Cuenta una fábula sufí que un joven llamado Nasrudín llegó a un pueblo después de muchas horas de travesía por caminos polvorientos. Estaba acalorado y sediento. Dio con el mercado y allí vio unas frutas rojas desconocidas, pero aparentemente exquisitas y jugosas. La boca se le hizo agua. Fue tanto su júbilo que se compró cinco kilos. Buscó la sombra de un buen árbol en una calle tranquila y empezó a comérselas. A medida que comía, sentía un calor más y más intenso en la cara y en el resto del cuerpo. Empezó a sudar copiosamente, y su rostro y su piel se volvieron de un rojo encendido. Pero él siguió comiendo.
Un viandante pasó por su lado y, sorprendido, le preguntó:
—Pero ¿qué haces comiendo tantos pimientos picantes con este calor tan terrible?
Y Nasrudín contestó:
—No estoy comiendo pimientos, me estoy comiendo mi inversión.
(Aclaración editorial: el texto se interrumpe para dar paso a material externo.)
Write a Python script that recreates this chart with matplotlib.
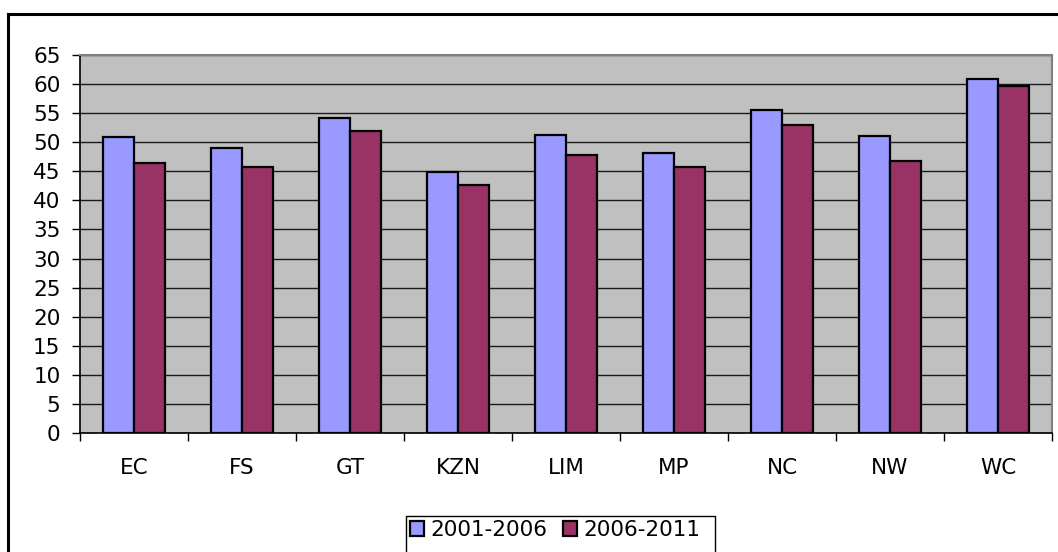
import matplotlib.pyplot as plt
import numpy as np
from matplotlib.patches import Rectangle
from matplotlib.lines import Line2D

provinces = ['EC', 'FS', 'GT', 'KZN', 'LIM', 'MP', 'NC', 'NW', 'WC']
series_labels = ['2001-2006', '2006-2011']
vals_2001_2006 = [50.9, 49.0, 54.2, 44.8, 51.3, 48.1, 55.5, 51.0, 60.9]
vals_2006_2011 = [46.4, 45.8, 51.9, 42.6, 47.8, 45.8, 52.9, 46.7, 59.7]
y_ticks = list(range(0, 66, 5))

W, H = 1058, 552
FS = 15.5
plt.rcParams['font.family'] = ['DejaVu Sans']
fig = plt.figure(figsize=(W / 100, H / 100), dpi=100)

# axes box in pixels: left 80, right 1052, top 55, bottom 433
ax = fig.add_axes([80 / W, (H - 433) / H, (1052 - 80) / W, (433 - 55) / H])
ax.set_facecolor('#c0c0c0')

x = np.arange(len(provinces))
bw = 1 / 3.5
ax.bar(x - bw / 2, vals_2001_2006, bw, color='#9999ff', edgecolor='black',
       linewidth=1.6, label=series_labels[0], zorder=3)
ax.bar(x + bw / 2, vals_2006_2011, bw, color='#993366', edgecolor='black',
       linewidth=1.6, label=series_labels[1], zorder=3)

ax.set_xlim(-0.5, len(provinces) - 0.5)
ax.set_ylim(0, 65)
ax.set_yticks(y_ticks)
ax.yaxis.grid(True, color='#1a1a1a', linewidth=1.0, zorder=1)
ax.set_axisbelow(True)

# ticks at category borders, labels at centers
ax.set_xticks(np.arange(-0.5, len(provinces)), labels=[''] * (len(provinces) + 1))
ax.set_xticks(x, labels=provinces, minor=True)
ax.tick_params(axis='x', which='major', direction='out', length=6, width=1, color='black')
ax.tick_params(axis='x', which='minor', length=0, pad=18, labelsize=FS)
ax.tick_params(axis='y', direction='out', length=6, width=1, pad=8, labelsize=FS)

for s in ['top', 'right']:
    ax.spines[s].set_color('#808080')
    ax.spines[s].set_linewidth(1.5)
for s in ['left', 'bottom']:
    ax.spines[s].set_color('black')
    ax.spines[s].set_linewidth(1.2)

# outer chart border (only top and left visible in the crop)
fig.add_artist(Line2D([8 / W, 1], [1 - 14 / H, 1 - 14 / H], color='black', lw=2.2,
                      transform=fig.transFigure))
fig.add_artist(Line2D([8 / W, 8 / W], [0, 1 - 14 / H], color='black', lw=2.2,
                      transform=fig.transFigure))

# legend box
fig.add_artist(Rectangle((406 / W, -0.05), (715 - 406) / W, 0.05 + (H - 516) / H,
                         transform=fig.transFigure, facecolor='white',
                         edgecolor='black', lw=1.0))
handles, labels = ax.get_legend_handles_labels()
leg = fig.legend(handles, labels, loc='center left', ncol=2, frameon=False,
                 bbox_to_anchor=(410 / W, 1 - 530 / H), fontsize=FS,
                 handlelength=0.65, handleheight=0.65, handletextpad=0.3,
                 columnspacing=0.7, borderpad=0, borderaxespad=0)

fig.savefig('out.png', dpi=100)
A menudo, las personas nos comemos nuestra «inversión» en la pareja aunque nos siente mal, aunque experimentemos la relación como equivocada o desvitalizante. Pero lo prudente y positivo puede ser abandonar el empeño, saber soltarse, deponer las armas, reconocer las señales de tensión en el cuerpo cuando lo que vivimos no nos produce satisfacción ni nutre a la pareja. Porque una pareja mantiene su sentido mientras sigue siendo nutritiva, creativa, y un campo abonado para acoger los movimientos del alma profunda de sus miembros, pero deja de tenerlo cuando no es así. En ese caso, hay que afrontar, tarde o temprano, la ruptura. Y el valor y el arte para la ruptura son tan cruciales como el coraje y el arte para la unión. Hay que rendirse, soltar lastre, desapegarse, aceptar. Aquí, rendirse significa dejarse llevar en brazos de una voluntad más grande que la propia, de un destino mayor, para que el dolor sea posible y nos dirija en otra dirección. Rendirse es el acto más humano de todos, porque nos enseña los límites, aquello que se nos posibilita y aquello que se nos niega; aquello que no es posible a pesar del amor y aquello que es posible más allá del amor.